NXTCOMM is commercializing a “fragmented aperture technology” born of Department of Defense-funded research out of the Georgia Tech Research Institute. It leverages modern supercomputing capability to strategically arrange individual antenna elements in ways that cause “destructive” interference to become “constructive” instead. These brainiac computers can also help make the antenna arrays conform to curved surfaces like an airplane fuselage or car roof.

Furthermore, the NXTCOMM antenna is essentially a big printed circuit board measuring roughly a quarter inch thick, so the form factor is vastly more efficient than that of competing approaches, and the parts count should be reduced by 20 to 40 percent relative to competing phased-array units. Without having to work against that destructive interference issue, the power draw drops by more than half that of a conventional phased-array setup.

A fragmented aperture antenna consists of a collection of different transmit and receive element “sub arrays” that can be directed to handle various bites of an incredibly wide frequency range, spanning from 300 MHz to 30 GHz. In the automotive realm, that means a single NXTCOMM antenna could be designed to handle GPS, satellite radio, and cellular, plus satellite internet/video. Because most of the above are receive-only, the antenna design can be simplified somewhat (though there is evidence that some providers may soon engage two-way communications—witness SiriusXM’s recent purchase of Pandora).

This technology currently costs far more than the roughly $100 manufacturers spend on those shark-fin antennas, so production will begin with fleet and luxury customers who are willing to pay more for the rich, high-speed (50-100 megabits/second) uninterrupted data, after which economies of scale will make the antennas more affordable. During this time, some automakers may even choose to show off the tech’s copper- and gold-printed circuitry under low-dielectric-constant glass covers. (The technology functions fine through non-metallic paint, though for now NXTCOMM warns against very dark paints that increases the temperature, degrading efficiency somewhat.)

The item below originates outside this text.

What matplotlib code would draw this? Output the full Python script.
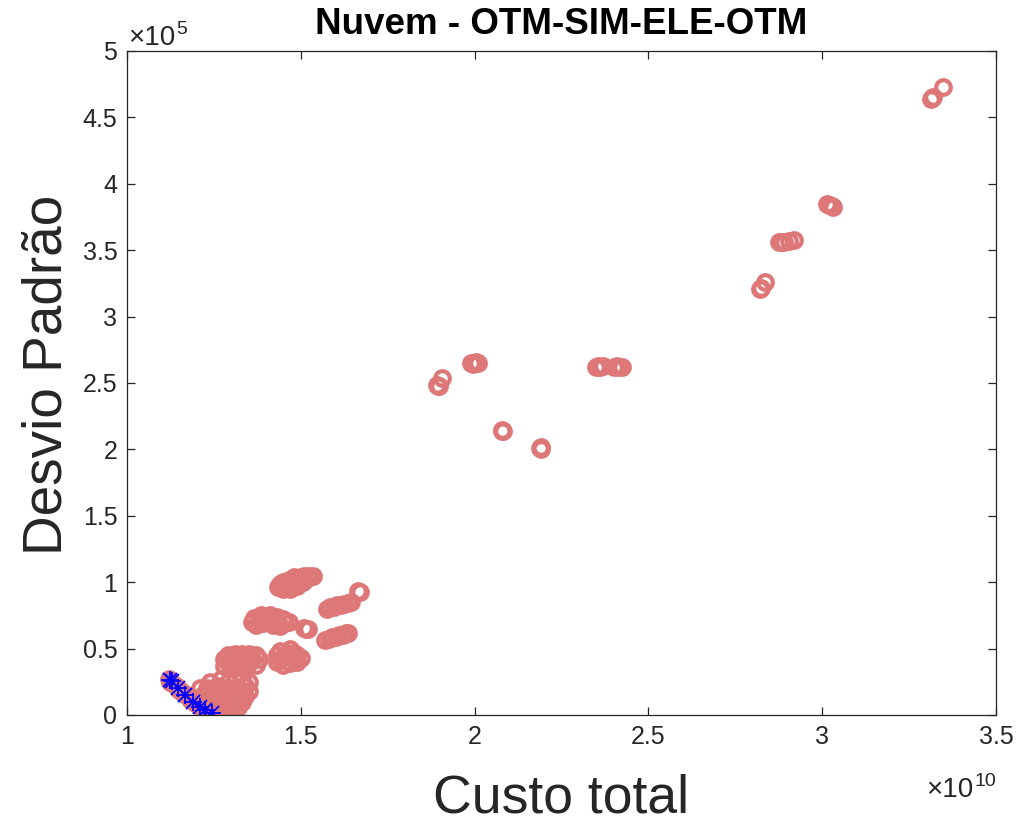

A slow initial adoption rate is needed to match the ramp up in global satellite capacity. North America’s current constellation of mostly geosynchronous communications satellites (stationed about 22,300 miles high at the equator) run by Intelsat, SES, Hughes, and Viasat is capacity constrained, so providers will initially have to charge higher connectivity prices—perhaps 10 times that of current cellular data plans. But SpaceX has won approval to send up 12,000 low Earth orbit (250-550 miles) satellites for internet connectivity, of which 422 are already up. Amazon and Telesat are planning similar LEO constellations. That added capacity can only democratize the service plan charges.

Those promising steps aside, fully autonomous driving will have to rely to some extent on vehicle-to-vehicle and vehicle-to-infrastructure communications (V2V and V2X). In a big, wide-open country like the U.S., there’s no foreseeable way of guaranteeing universal connectivity with terrestrial cellular towers. If I’m going to trust satellites to keep my autonomous vehicle connected, then they’d better work a heckuva lot better than the Gogo Wi-Fi I’ve grown used to. NXTCOMM’s new antenna promises to do just that.